The open house's exterior was filmed at the Miller and Herriott House, while the interior was shot in the Holmes-Shannon House in Los Angeles.

==Reception==
===Ratings===
In its original American broadcast, "Open House of Horrors" was watched by 12.52 million; up 0.24 from the previous episode.

===Reviews===
"Open House of Horrors" received positive reviews.

Donna Bowman of The A.V. Club gave a B grade to the episode saying: "One of the real pleasures of Halloween episodes throughout television history is how elaborate the costuming and decorations are. It’s like peeking into what Halloween could be if we all had access to special effects departments and unlimited wardrobe resources. And Claire’s exploding chest effect, enhanced with copious fake blood pouring out of her mouth, is astounding even by those elevated standards."

Leigh Raines of TV Fanatic rated "The Butler's Escape" with a 4/5 stating that this might not have been the best holiday episode for the characters but it still manage to get her laugh. "Not every holiday and not every Modern Family can be a slam dunk. "Open House of Horrors" wasn't the best Dunphy/Pritchett holiday, but it still managed to get in a few laughs."
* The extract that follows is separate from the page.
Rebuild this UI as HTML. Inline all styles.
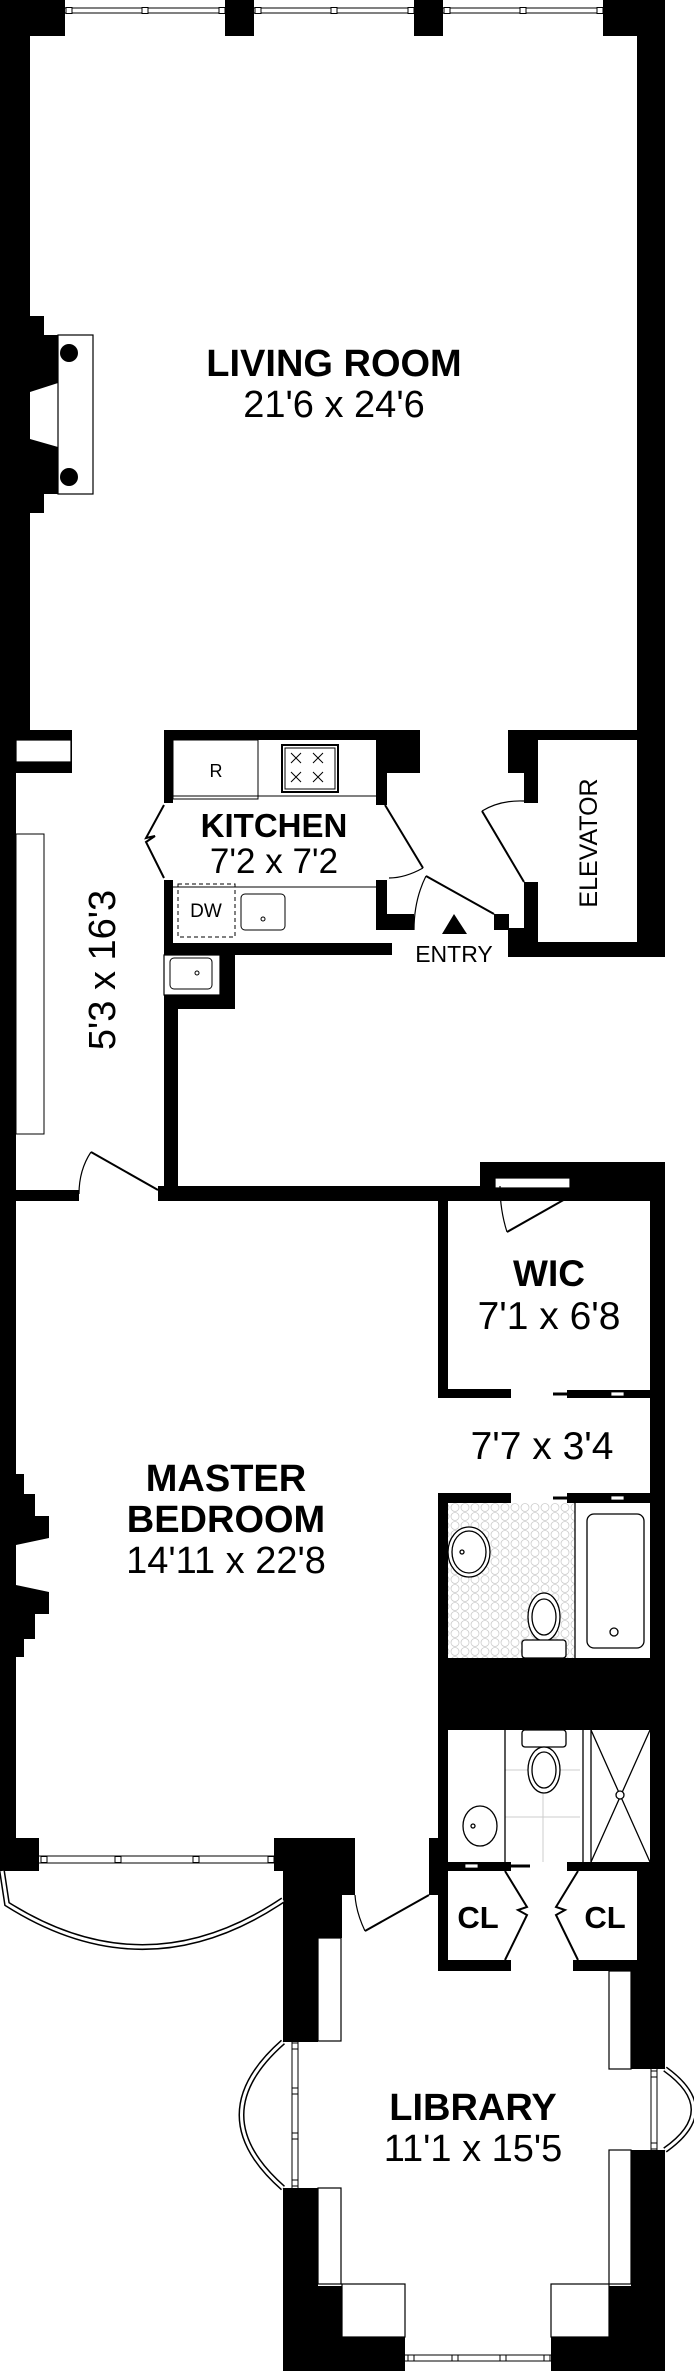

Dalene Rovenstine of Paste Magazine rated the episode with 8/10. About the scene with Mitch, Cameron and Lily, where the two of them are trying to tell Lily the truth about her mother, she stated: "On a sitcom, telling a kid she’s adopted could go a number of different ways, but I think Modern Family did it right. I could imagine this conversation actually happening between parents and a child. It would have been easy to never address the issue (more jokes about the princess) or to try and be too comedic, but they took this moment to be real and honest. Props."

Michael Adams of 411mania rated the episode with 8/10. "...when it comes to this year's Halloween episode, it wasn't bad at all. It was definitely not better than its predecessor, but it's hard to beat the original. I liked that there was 3 different story lines for this episode instead of a big family episode; it gave each family more to do and the ability to highlight their own Halloween. All in all, the episode was worth the year long wait."

Wyner C from Two Cents TV gave a good review to the episode saying that it was a great Halloween episode.

Denise Chang of No White Noise rated the episode with 3/4 saying that the episode "was fairly good but not spectacular. It didn’t quite live up to its full potential but got a good few laughs out of me here and there."

Pollysgotyournumbers of Bitch Stole My Remote gave a good review to the episode stating: "So, I’m just gonna go ahead and call it: this was 2012′s best Hallowe’en themed television show. Was anyone else genuinely scared of Claire’s Beetlejuice-laden plot to show Phil just how scary she can be? Just me? Oh, okay."

Shayelizatrotter from The Comedy Critic gave the episode a B− rate saying that overall the episode was "not necessarily as thrilling as previous Halloween episodes, this year’s was still memorable."